## The task
Quote the whole listing word for word. Do not include the pictures.

## Data extract
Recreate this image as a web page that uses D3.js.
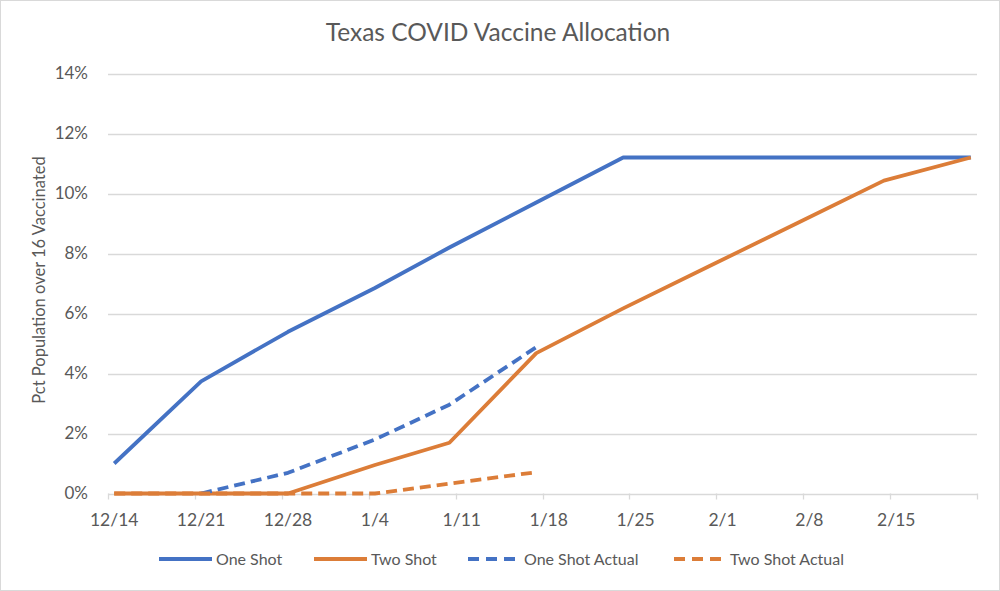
<!DOCTYPE html>
<html>
<head>
<meta charset="utf-8">
<script src="https://cdn.jsdelivr.net/npm/d3@7"></script>
<style>
  html, body { margin: 0; padding: 0; background: #fff; }
  text { font-family: Lato, "Open Sans", sans-serif; fill: #595959; }
</style>
</head>
<body>
<svg id="chart"></svg>
<script>
// data (percent of population over 16)
const dates = ["2020-12-14", "2020-12-21", "2020-12-28", "2021-01-04", "2021-01-10", "2021-01-17",
               "2021-01-24", "2021-01-31", "2021-02-07", "2021-02-14", "2021-02-21"];
const oneShot = [1.0, 3.74, 5.39, 6.85, 8.2, 9.7, 11.2, 11.2, 11.2, 11.2, 11.2];
const twoShot = [0, 0, 0, 0.95, 1.69, 4.68, 6.17, 7.59, 9.01, 10.43, 11.2];
const oneShotActual = [null, 0, 0.69, 1.8, 2.96, 4.88];
const twoShotActual = [0, 0, 0, 0, 0.33, 0.71];
const yTicks = [0, 2, 4, 6, 8, 10, 12, 14];

const seriesNames = ["One Shot", "Two Shot", "One Shot Actual", "Two Shot Actual"];
const seriesColors = ["#4472C4", "#DC7D38", "#4472C4", "#DC7D38"];
const seriesDashed = [false, false, true, true];

document.addEventListener("DOMContentLoaded", () => {
  const width = 1000, height = 591;
  const svg = d3.select("#chart")
    .attr("width", width)
    .attr("height", height);

  // chart border
  svg.append("rect")
    .attr("x", 0.5).attr("y", 0.5)
    .attr("width", width - 1).attr("height", height - 1)
    .attr("fill", "#fff")
    .attr("stroke", "#d9d9d9");

  const parse = d3.utcParse("%Y-%m-%d");
  const day = 864e5;
  const start = parse(dates[0]);
  // each date owns a one-day slot; points sit in the middle of the slot
  const x = d3.scaleUtc()
    .domain([start, new Date(+parse(dates[dates.length - 1]) + day)])
    .range([108, 977]);
  const y = d3.scaleLinear().domain([0, 14]).range([493.5, 73.5]);

  // gridlines
  svg.append("g")
    .selectAll("line")
    .data(yTicks)
    .join("line")
      .attr("x1", x.range()[0]).attr("x2", x.range()[1])
      .attr("y1", d => Math.round(y(d)) + 0.5)
      .attr("y2", d => Math.round(y(d)) + 0.5)
      .attr("stroke", "#d9d9d9")
      .attr("stroke-width", 1.3);

  // y labels
  svg.append("g")
    .selectAll("text")
    .data(yTicks)
    .join("text")
      .attr("x", 88)
      .attr("y", d => y(d))
      .attr("dy", "0.35em")
      .attr("text-anchor", "end")
      .attr("font-size", 17)
      .text(d => d + "%");

  // x ticks (weekly) and labels centred in the day slot
  const xTicks = d3.utcMonday.range(start, x.domain()[1]);
  const xAxis = svg.append("g");
  xAxis.selectAll("line")
    .data([...xTicks, x.domain()[1]])
    .join("line")
      .attr("x1", d => Math.round(x(d)) + 0.5)
      .attr("x2", d => Math.round(x(d)) + 0.5)
      .attr("y1", y(0)).attr("y2", y(0) + 6)
      .attr("stroke", "#d9d9d9")
      .attr("stroke-width", 1.3);
  xAxis.selectAll("text")
    .data(xTicks)
    .join("text")
      .attr("x", d => x(new Date(+d + day / 2)))
      .attr("y", 526)
      .attr("text-anchor", "middle")
      .attr("font-size", 17.5)
      .text(d3.utcFormat("%-m/%-d"));

  // lines
  const allValues = [oneShot, twoShot, oneShotActual, twoShotActual];
  const line = d3.line()
    .defined(d => d.v != null)
    .x(d => x(new Date(+d.date + day / 2)))
    .y(d => y(d.v));

  allValues.forEach((vals, i) => {
    const pts = vals.map((v, j) => ({ date: parse(dates[j]), v }));
    svg.append("path")
      .datum(pts)
      .attr("d", line)
      .attr("fill", "none")
      .attr("stroke", seriesColors[i])
      .attr("stroke-width", 3.8)
      .attr("stroke-linejoin", "round")
      .attr("stroke-dasharray", seriesDashed[i] ? "11,6" : null);
  });

  // title
  svg.append("text")
    .attr("x", 498).attr("y", 41)
    .attr("text-anchor", "middle")
    .attr("font-size", 24.5)
    .text("Texas COVID Vaccine Allocation");

  // y axis title
  svg.append("text")
    .attr("transform", "translate(45,280) rotate(-90)")
    .attr("text-anchor", "middle")
    .attr("font-size", 16.5)
    .text("Pct Population over 16 Vaccinated");

  // legend
  const legendX = [159, 314, 468, 674];
  const legend = svg.append("g")
    .selectAll("g")
    .data(seriesNames)
    .join("g")
      .attr("transform", (d, i) => `translate(${legendX[i]},559)`);
  legend.append("line")
    .attr("x1", 0).attr("x2", (d, i) => seriesDashed[i] ? 48 : 53)
    .attr("stroke", (d, i) => seriesColors[i])
    .attr("stroke-width", 3.8)
    .attr("stroke-dasharray", (d, i) => seriesDashed[i] ? "11,7" : null);
  legend.append("text")
    .attr("x", (d, i) => seriesDashed[i] ? 56 : 57)
    .attr("dy", "0.35em")
    .attr("font-size", 16)
    .text(d => d);
});
</script>
</body>
</html>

## Finished answer
Recreate this image as a web page that uses D3.js.
<!DOCTYPE html>
<html>
<head>
<meta charset="utf-8">
<script src="https://cdn.jsdelivr.net/npm/d3@7"></script>
<style>
  html, body { margin: 0; padding: 0; background: #fff; }
  text { font-family: Lato, "Open Sans", sans-serif; fill: #595959; }
</style>
</head>
<body>
<svg id="chart"></svg>
<script>
// data (percent of population over 16)
const dates = ["2020-12-14", "2020-12-21", "2020-12-28", "2021-01-04", "2021-01-10", "2021-01-17",
               "2021-01-24", "2021-01-31", "2021-02-07", "2021-02-14", "2021-02-21"];
const oneShot = [1.0, 3.74, 5.39, 6.85, 8.2, 9.7, 11.2, 11.2, 11.2, 11.2, 11.2];
const twoShot = [0, 0, 0, 0.95, 1.69, 4.68, 6.17, 7.59, 9.01, 10.43, 11.2];
const oneShotActual = [null, 0, 0.69, 1.8, 2.96, 4.88];
const twoShotActual = [0, 0, 0, 0, 0.33, 0.71];
const yTicks = [0, 2, 4, 6, 8, 10, 12, 14];

const seriesNames = ["One Shot", "Two Shot", "One Shot Actual", "Two Shot Actual"];
const seriesColors = ["#4472C4", "#DC7D38", "#4472C4", "#DC7D38"];
const seriesDashed = [false, false, true, true];

document.addEventListener("DOMContentLoaded", () => {
  const width = 1000, height = 591;
  const svg = d3.select("#chart")
    .attr("width", width)
    .attr("height", height);

  // chart border
  svg.append("rect")
    .attr("x", 0.5).attr("y", 0.5)
    .attr("width", width - 1).attr("height", height - 1)
    .attr("fill", "#fff")
    .attr("stroke", "#d9d9d9");

  const parse = d3.utcParse("%Y-%m-%d");
  const day = 864e5;
  const start = parse(dates[0]);
  // each date owns a one-day slot; points sit in the middle of the slot
  const x = d3.scaleUtc()
    .domain([start, new Date(+parse(dates[dates.length - 1]) + day)])
    .range([108, 977]);
  const y = d3.scaleLinear().domain([0, 14]).range([493.5, 73.5]);

  // gridlines
  svg.append("g")
    .selectAll("line")
    .data(yTicks)
    .join("line")
      .attr("x1", x.range()[0]).attr("x2", x.range()[1])
      .attr("y1", d => Math.round(y(d)) + 0.5)
      .attr("y2", d => Math.round(y(d)) + 0.5)
      .attr("stroke", "#d9d9d9")
      .attr("stroke-width", 1.3);

  // y labels
  svg.append("g")
    .selectAll("text")
    .data(yTicks)
    .join("text")
      .attr("x", 88)
      .attr("y", d => y(d))
      .attr("dy", "0.35em")
      .attr("text-anchor", "end")
      .attr("font-size", 17)
      .text(d => d + "%");

  // x ticks (weekly) and labels centred in the day slot
  const xTicks = d3.utcMonday.range(start, x.domain()[1]);
  const xAxis = svg.append("g");
  xAxis.selectAll("line")
    .data([...xTicks, x.domain()[1]])
    .join("line")
      .attr("x1", d => Math.round(x(d)) + 0.5)
      .attr("x2", d => Math.round(x(d)) + 0.5)
      .attr("y1", y(0)).attr("y2", y(0) + 6)
      .attr("stroke", "#d9d9d9")
      .attr("stroke-width", 1.3);
  xAxis.selectAll("text")
    .data(xTicks)
    .join("text")
      .attr("x", d => x(new Date(+d + day / 2)))
      .attr("y", 526)
      .attr("text-anchor", "middle")
      .attr("font-size", 17.5)
      .text(d3.utcFormat("%-m/%-d"));

  // lines
  const allValues = [oneShot, twoShot, oneShotActual, twoShotActual];
  const line = d3.line()
    .defined(d => d.v != null)
    .x(d => x(new Date(+d.date + day / 2)))
    .y(d => y(d.v));

  allValues.forEach((vals, i) => {
    const pts = vals.map((v, j) => ({ date: parse(dates[j]), v }));
    svg.append("path")
      .datum(pts)
      .attr("d", line)
      .attr("fill", "none")
      .attr("stroke", seriesColors[i])
      .attr("stroke-width", 3.8)
      .attr("stroke-linejoin", "round")
      .attr("stroke-dasharray", seriesDashed[i] ? "11,6" : null);
  });

  // title
  svg.append("text")
    .attr("x", 498).attr("y", 41)
    .attr("text-anchor", "middle")
    .attr("font-size", 24.5)
    .text("Texas COVID Vaccine Allocation");

  // y axis title
  svg.append("text")
    .attr("transform", "translate(45,280) rotate(-90)")
    .attr("text-anchor", "middle")
    .attr("font-size", 16.5)
    .text("Pct Population over 16 Vaccinated");

  // legend
  const legendX = [159, 314, 468, 674];
  const legend = svg.append("g")
    .selectAll("g")
    .data(seriesNames)
    .join("g")
      .attr("transform", (d, i) => `translate(${legendX[i]},559)`);
  legend.append("line")
    .attr("x1", 0).attr("x2", (d, i) => seriesDashed[i] ? 48 : 53)
    .attr("stroke", (d, i) => seriesColors[i])
    .attr("stroke-width", 3.8)
    .attr("stroke-dasharray", (d, i) => seriesDashed[i] ? "11,7" : null);
  legend.append("text")
    .attr("x", (d, i) => seriesDashed[i] ? 56 : 57)
    .attr("dy", "0.35em")
    .attr("font-size", 16)
    .text(d => d);
});
</script>
</body>
</html>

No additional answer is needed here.